Similar to I'll Have Another, Big Brown did not cross the finish line in his Belmont as his 2008 Triple Crown bid ended when he was pulled up on the final turn.
As for Dutrow, he's now in the midst of a 10-year suspension for a litany of violations, illustrating the bullet the sport's reputation dodged.
Against that checkered recent past, when the sun set on that famed Old Kentucky Home on the first Saturday in May, racing had something it desperately needs: a new hero with the potential to fill a world of needs.
The stars, at least at this moment, seem rather nicely aligned.
Thanks to a surge of late money, Orb was the 5-1 betting favorite in the Derby, justifying his selection as the 7-2 morning-line favorite. That status came as a result of an impressive spring that saw him rally to win the Fountain of Youth and then the Florida Derby at speed-favoring Gulfstream Park, which stamped him as a threat to win any of the Triple Crown races.
Unlike some recent longshot winners of the Derby, Orb came into the Run for the Roses as the leader of the 3-year-old division and exited still on top -- something that elicits confidence in him in regards to the two upcoming legs of the series.
As legitimate as his credentials may be for future success in the Triple Crown, his connections are even more sterling.
His trainer, Hall of Famer Shug McGaughey, has enjoyed a squeaky-clean career since he took out his license in 1979, a year after Affirmed's sweep.
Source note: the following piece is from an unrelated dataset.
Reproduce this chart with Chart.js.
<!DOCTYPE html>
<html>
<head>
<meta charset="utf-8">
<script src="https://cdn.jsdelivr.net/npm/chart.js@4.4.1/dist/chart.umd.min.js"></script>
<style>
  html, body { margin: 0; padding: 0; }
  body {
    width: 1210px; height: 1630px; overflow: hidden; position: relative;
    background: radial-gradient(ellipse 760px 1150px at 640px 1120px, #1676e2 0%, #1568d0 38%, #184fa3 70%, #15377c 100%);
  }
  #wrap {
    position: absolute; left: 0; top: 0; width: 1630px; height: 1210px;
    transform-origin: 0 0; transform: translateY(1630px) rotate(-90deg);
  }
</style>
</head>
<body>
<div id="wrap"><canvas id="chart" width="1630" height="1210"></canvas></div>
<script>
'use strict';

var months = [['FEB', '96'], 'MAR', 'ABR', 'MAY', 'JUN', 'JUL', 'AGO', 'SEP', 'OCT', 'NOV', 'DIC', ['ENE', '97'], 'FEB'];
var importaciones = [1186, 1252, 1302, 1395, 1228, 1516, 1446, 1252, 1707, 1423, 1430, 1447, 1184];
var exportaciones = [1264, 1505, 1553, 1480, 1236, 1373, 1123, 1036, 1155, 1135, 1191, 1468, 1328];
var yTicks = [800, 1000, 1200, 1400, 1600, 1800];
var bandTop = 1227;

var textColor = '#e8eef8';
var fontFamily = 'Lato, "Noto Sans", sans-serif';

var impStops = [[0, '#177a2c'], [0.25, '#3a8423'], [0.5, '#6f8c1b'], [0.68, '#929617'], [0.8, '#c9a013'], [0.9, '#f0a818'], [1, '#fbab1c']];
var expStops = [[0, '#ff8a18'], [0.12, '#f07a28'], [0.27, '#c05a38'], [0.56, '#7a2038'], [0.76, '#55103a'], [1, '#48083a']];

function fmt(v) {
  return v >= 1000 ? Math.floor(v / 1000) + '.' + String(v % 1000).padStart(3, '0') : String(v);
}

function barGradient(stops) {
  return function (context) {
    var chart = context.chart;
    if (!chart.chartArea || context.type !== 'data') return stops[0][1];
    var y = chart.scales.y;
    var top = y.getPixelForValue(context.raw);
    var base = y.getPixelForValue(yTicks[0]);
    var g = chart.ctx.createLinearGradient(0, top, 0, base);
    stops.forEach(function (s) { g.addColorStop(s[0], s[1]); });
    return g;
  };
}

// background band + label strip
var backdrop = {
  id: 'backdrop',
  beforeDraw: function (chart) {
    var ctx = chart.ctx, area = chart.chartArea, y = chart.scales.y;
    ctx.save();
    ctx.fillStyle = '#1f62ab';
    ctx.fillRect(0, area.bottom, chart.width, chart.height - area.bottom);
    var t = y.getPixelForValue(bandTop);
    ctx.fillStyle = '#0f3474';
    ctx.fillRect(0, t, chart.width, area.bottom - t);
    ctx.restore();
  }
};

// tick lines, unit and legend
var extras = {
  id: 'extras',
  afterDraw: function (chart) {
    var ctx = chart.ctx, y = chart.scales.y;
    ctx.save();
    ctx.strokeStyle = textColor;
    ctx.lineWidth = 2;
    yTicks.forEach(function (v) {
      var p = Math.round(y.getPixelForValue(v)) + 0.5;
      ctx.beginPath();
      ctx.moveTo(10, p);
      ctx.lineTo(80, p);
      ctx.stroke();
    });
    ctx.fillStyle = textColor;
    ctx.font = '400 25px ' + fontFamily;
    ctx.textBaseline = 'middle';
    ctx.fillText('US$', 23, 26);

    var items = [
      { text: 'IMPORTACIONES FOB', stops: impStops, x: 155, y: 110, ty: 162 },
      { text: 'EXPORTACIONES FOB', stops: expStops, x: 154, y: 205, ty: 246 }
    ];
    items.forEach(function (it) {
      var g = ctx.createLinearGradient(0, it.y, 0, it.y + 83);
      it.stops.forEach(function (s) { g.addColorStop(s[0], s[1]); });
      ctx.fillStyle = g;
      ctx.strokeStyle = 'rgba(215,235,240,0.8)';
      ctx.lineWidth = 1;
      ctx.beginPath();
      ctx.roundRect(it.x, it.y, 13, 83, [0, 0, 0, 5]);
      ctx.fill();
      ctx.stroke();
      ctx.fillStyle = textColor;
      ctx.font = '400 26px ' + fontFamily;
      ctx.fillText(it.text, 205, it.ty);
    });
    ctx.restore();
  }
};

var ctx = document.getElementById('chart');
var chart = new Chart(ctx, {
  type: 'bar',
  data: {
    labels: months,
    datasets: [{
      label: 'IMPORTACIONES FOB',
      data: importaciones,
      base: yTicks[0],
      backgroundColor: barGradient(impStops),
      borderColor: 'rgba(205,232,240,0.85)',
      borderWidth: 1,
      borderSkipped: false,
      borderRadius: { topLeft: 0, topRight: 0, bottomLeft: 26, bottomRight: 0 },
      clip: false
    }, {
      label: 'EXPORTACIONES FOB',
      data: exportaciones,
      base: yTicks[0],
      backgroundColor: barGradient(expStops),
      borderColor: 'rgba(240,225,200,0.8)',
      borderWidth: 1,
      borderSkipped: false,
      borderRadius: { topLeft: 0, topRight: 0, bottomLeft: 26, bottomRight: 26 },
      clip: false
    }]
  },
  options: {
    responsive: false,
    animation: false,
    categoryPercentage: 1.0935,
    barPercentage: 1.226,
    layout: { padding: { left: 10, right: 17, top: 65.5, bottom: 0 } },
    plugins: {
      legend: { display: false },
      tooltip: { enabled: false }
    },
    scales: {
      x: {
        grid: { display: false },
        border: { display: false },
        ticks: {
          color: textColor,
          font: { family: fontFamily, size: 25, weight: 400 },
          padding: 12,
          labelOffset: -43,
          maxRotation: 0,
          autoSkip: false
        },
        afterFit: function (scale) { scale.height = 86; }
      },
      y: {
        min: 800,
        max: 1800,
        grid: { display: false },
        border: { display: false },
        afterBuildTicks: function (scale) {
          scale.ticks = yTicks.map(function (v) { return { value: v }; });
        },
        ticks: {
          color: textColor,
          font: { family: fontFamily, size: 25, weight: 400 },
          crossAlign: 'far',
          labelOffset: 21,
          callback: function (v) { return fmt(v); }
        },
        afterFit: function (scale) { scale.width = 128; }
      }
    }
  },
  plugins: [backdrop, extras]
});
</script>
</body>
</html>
He has trained nine champions including Easy Goer, who came away with a Belmont Stakes win and two runner-up finishes during his memorable 1989 Triple Crown rivalry with Sunday Silence.
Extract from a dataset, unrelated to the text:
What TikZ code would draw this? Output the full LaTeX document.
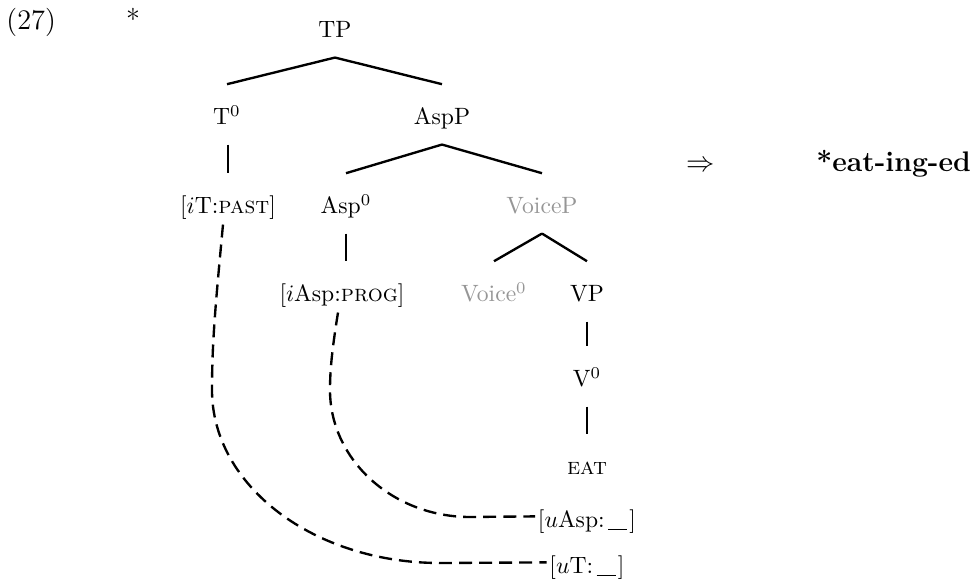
\documentclass[tikz,border=0pt]{standalone}
\usepackage{fontspec}
\usetikzlibrary{calc}
\definecolor{ghost}{RGB}{150,150,150}
\tikzset{
  px/.style={x=0.4237pt,y=-0.4237pt},
  tn/.style={anchor=base, inner xsep=1pt, inner ysep=0pt, text height=12pt, text depth=3pt, font=\fontsize{10}{12}\selectfont},
  branch/.style={line width=1pt},
  dep/.style={line width=1pt, dash pattern=on 5.5pt off 3pt},
  big/.style={font=\fontsize{12}{14}\selectfont, inner sep=0pt},
  bigbold/.style={font=\fontsize{12}{14}\selectfont\bfseries, inner sep=0pt},
}
\newcommand\treebranch[2]{\draw[branch] ($(#1.south)+(0,12)$) -- ($(#2.north)+(0,-12)$);}
\newcommand\gapline{\kern1.5pt\rule[-1.2pt]{8pt}{0.45pt}\kern1pt}
\begin{document}
\begin{tikzpicture}[px]
\useasboundingbox (0,0) rectangle (978,580);
% example number and judgement
\node[big, anchor=base west] (ex) at (6,30) {(27)};
\node[big, anchor=base] (star) at (133,30) {*};
% tree nodes
\node[tn] (TP) at (335,38) {TP};
\node[tn] (T0) at (227,125) {T$^0$};
\node[tn] (AspP) at (442,125) {AspP};
\node[tn] (iT) at (228,214) {[$i$T:\textsc{past}]};
\node[tn] (Asp0) at (346,214) {Asp$^0$};
\node[tn, text=ghost] (VoiceP) at (542,214) {VoiceP};
\node[tn] (iAsp) at (342,302) {[$i$Asp:\textsc{prog}]};
\node[tn, text=ghost] (Voice0) at (494,302) {Voice$^0$};
\node[tn] (VP) at (587,302) {VP};
\node[tn] (V0) at (587,387) {V$^0$};
\node[tn] (EAT) at (587,475) {\textsc{eat}};
\node[tn] (uAsp) at (587,527) {[$u$Asp:\gapline]};
\node[tn] (uT) at (587,573) {[$u$T:\gapline]};
% result
\node[big, anchor=base] (arrow) at (701,172) {$\Rightarrow$};
\node[bigbold, anchor=base west] (form) at (816,172) {*eat-ing-ed};
% branches
\treebranch{TP}{T0}
\treebranch{TP}{AspP}
\draw[branch] ($(T0.south -| iT.north)+(0,12)$) -- ($(iT.north)+(0,-12)$);
\treebranch{AspP}{Asp0}
\treebranch{AspP}{VoiceP}
\draw[branch] ($(Asp0.south)+(0,12)$) -- ($(Asp0.south |- iAsp.north)+(0,-12)$);
\treebranch{VoiceP}{Voice0}
\treebranch{VoiceP}{VP}
\treebranch{VP}{V0}
\treebranch{V0}{EAT}
% agreement dependencies
\coordinate (oA) at (212,390);
\coordinate (oB) at (440,563);
\draw[dep] ($(iT.south)+(-5,3)$) .. controls (216,300) and (212,340) .. (oA)
  .. controls (212,486) and (314,563) .. (oB) -- (uT.west);
\coordinate (iA) at (330,390);
\coordinate (iB) at (470,517);
\draw[dep] ($(iAsp.south)+(-4,3)$) .. controls (332,350) and (330,370) .. (iA)
  .. controls (330,460) and (393,517) .. (iB) -- (uAsp.west);
\end{tikzpicture}
\end{document}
Born in Lexington, Ky., McGaughey has long considered the Derby the race he wanted to win most and on Saturday, when his lifelong ambition finally came to fruition, the outpouring of congratulatory messages from all corners of the industry reflected the deep respect for him.
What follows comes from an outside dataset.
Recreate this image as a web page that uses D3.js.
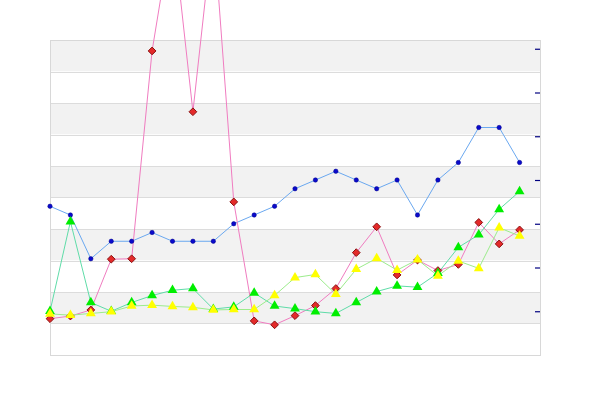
<!DOCTYPE html>
<html>
<head>
<meta charset="utf-8">
<script src="https://cdn.jsdelivr.net/npm/d3@7"></script>
<style>
html,body{margin:0;padding:0;background:#fff;}
svg{display:block;}
</style>
</head>
<body>
<svg id="chart" width="600" height="400"></svg>
<script>
// Data (24 points per series)
const indices = d3.range(24);
const blueValues   = [2.4, 2.2, 1.2, 1.6, 1.6, 1.8, 1.6, 1.6, 1.6, 2.0, 2.2, 2.4, 2.8, 3.0, 3.2, 3.0, 2.8, 3.0, 2.2, 3.0, 3.4, 4.2, 4.2, 3.4];
const redValues    = [-0.17, -0.11, 0.03, 1.19, 1.2, 5.95, 8.8, 4.56, 8.8, 2.5, -0.22, -0.31, -0.1, 0.13, 0.52, 1.34, 1.93, 0.83, 1.17, 0.93, 1.07, 2.03, 1.54, 1.86];
const greenValues  = [0.0, 2.05, 0.2, 0.0, 0.2, 0.36, 0.48, 0.52, 0.05, 0.1, 0.42, 0.12, 0.06, -0.01, -0.05, 0.2, 0.45, 0.58, 0.55, 0.87, 1.46, 1.75, 2.33, 2.74];
const yellowValues = [-0.06, -0.09, -0.05, -0.01, 0.12, 0.14, 0.11, 0.09, 0.03, 0.04, 0.04, 0.36, 0.77, 0.84, 0.39, 0.96, 1.21, 0.94, 1.18, 0.81, 1.15, 0.98, 1.91, 1.72];
const tickValues = [0, 1, 2, 3, 4, 5, 6];
const yDomain = [-1, 6.2];
const xDomain = [0, 24];

(function () {
const svg = d3.select("#chart");
const pLeft = 50, pRight = 540, pTop = 40, pBottom = 355;

const x = d3.scaleLinear().domain(xDomain).range([pLeft, pRight]);
const y = d3.scaleLinear().domain(yDomain).range([pBottom, pTop]);

// Alternating bands (10 bands)
const nb = 10;
const bandStep = (yDomain[1] - yDomain[0]) / nb;
const bands = d3.range(nb).map(i => yDomain[1] - i * bandStep);
svg.append("g").selectAll("rect").data(bands).join("rect")
  .attr("x", pLeft).attr("width", pRight - pLeft)
  .attr("y", d => y(d)).attr("height", d => y(d - bandStep) - y(d))
  .attr("fill", (d, i) => i % 2 === 0 ? "#f2f2f2" : "#ffffff");
svg.append("g").selectAll("line").data(bands.slice(1)).join("line")
  .attr("x1", pLeft).attr("x2", pRight)
  .attr("y1", d => Math.round(y(d)) + 0.5).attr("y2", d => Math.round(y(d)) + 0.5)
  .attr("stroke", "#dcdcdc").attr("stroke-width", 1);

// Plot border
svg.append("rect").attr("x", pLeft + 0.5).attr("y", pTop + 0.5)
  .attr("width", pRight - pLeft).attr("height", pBottom - pTop)
  .attr("fill", "none").attr("stroke", "#d8d8d8");

// Right-side ticks (no labels)
const axis = d3.axisLeft(y).tickValues(tickValues).tickSize(5).tickFormat("");
const ag = svg.append("g").attr("transform", `translate(${pRight},0)`).call(axis);
ag.select(".domain").remove();
ag.selectAll(".tick line").attr("stroke", "#000080").attr("stroke-width", 1.2);

const line = d3.line().x((d, i) => x(i)).y(d => y(d));

function drawLine(vals, color) {
  svg.append("path").datum(vals).attr("d", line)
    .attr("fill", "none").attr("stroke", color).attr("stroke-width", 1);
}

drawLine(blueValues, "#6aa8f0");
drawLine(redValues, "#f07cc0");
drawLine(greenValues, "#5fdca8");
drawLine(yellowValues, "#9cec8c");

// markers
svg.append("g").selectAll("circle").data(blueValues).join("circle")
  .attr("cx", (d, i) => x(i)).attr("cy", d => y(d)).attr("r", 2.2)
  .attr("fill", "#0a0acc").attr("stroke", "#000088").attr("stroke-width", 0.5);

const diamond = d3.symbol().type(d3.symbolDiamond2).size(38);
svg.append("g").selectAll("path").data(redValues).join("path")
  .attr("transform", (d, i) => `translate(${x(i)},${y(d)})`)
  .attr("d", diamond)
  .attr("fill", "#e42a2a").attr("stroke", "#8a1010").attr("stroke-width", 1);

const tri = d3.symbol().type(d3.symbolTriangle).size(42);
svg.append("g").selectAll("path").data(greenValues).join("path")
  .attr("transform", (d, i) => `translate(${x(i)},${y(d)})`)
  .attr("d", tri).attr("fill", "#00ee00");
svg.append("g").selectAll("path").data(yellowValues).join("path")
  .attr("transform", (d, i) => `translate(${x(i)},${y(d)})`)
  .attr("d", tri).attr("fill", "#ffff00");
})();
</script>
</body>
</html>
Orb's owners have a longer and even more storied association with the sport.
A bad day in Baltimore two weeks from now, and regardless of the platitudes currently being tossed around, Orb will be reduced to your run-of-the-mill Derby winner.
Phipps, a past chairman of the New York Racing Association's Board of Trustees, is now chairman of The Jockey Club and is considered one of the sport's most respected figures.
The other owner is Phipps' first cousin, Stuart S. Janney III, whose family also has deep roots in racing and holds a special place in the sport's history.
Surely much can change in the course of the next five weeks. A bad day in Baltimore two weeks from now, and regardless of the platitudes currently being tossed around, Orb will be reduced to your run-of-the-mill Derby winner.
Yet as much as Triple Crown talk in earnest may be way too premature at this point, after 35 years without something to celebrate, the ability to at least daydream should not be ignored. Why not ponder the possibilities? Especially since, if Orb has another effort in him as powerful as his convincing 2½-length win in the slop in the Derby, he could turn the Preakness into the impetus for as poignant a scene as racing has witnessed in a long while.
You see, Janney's parents, Stuart and Barbara, owned Ruffian, the legendary filly who broke down and was humanely destroyed after suffering a catastrophic injury in a 1975 match-race with Kentucky Derby winner Foolish Pleasure at Belmont Park.
Let Orb win one more race and the very place where a family suffered its most devastating moment in racing could become the place where it enjoys the sport's ultimate thrill.
It's a heck of a storyline, and it's not the only one. The common denominator, though, is that all of them are feel-good stories.
Racing is once again down to just one horse that can capture the Triple Crown, and this time there are no strings attached. No longer does the sport have a Roger Maris chasing Babe Ruth. It has a Mickey Mantle.
Off what the public saw in the Derby, there's little doubt Orb will be the betting favorite in the Preakness.
He'll also be the favorite of an industry at Pimlico, and, if destiny and fate agree to cooperate, perhaps at Belmont Park as well.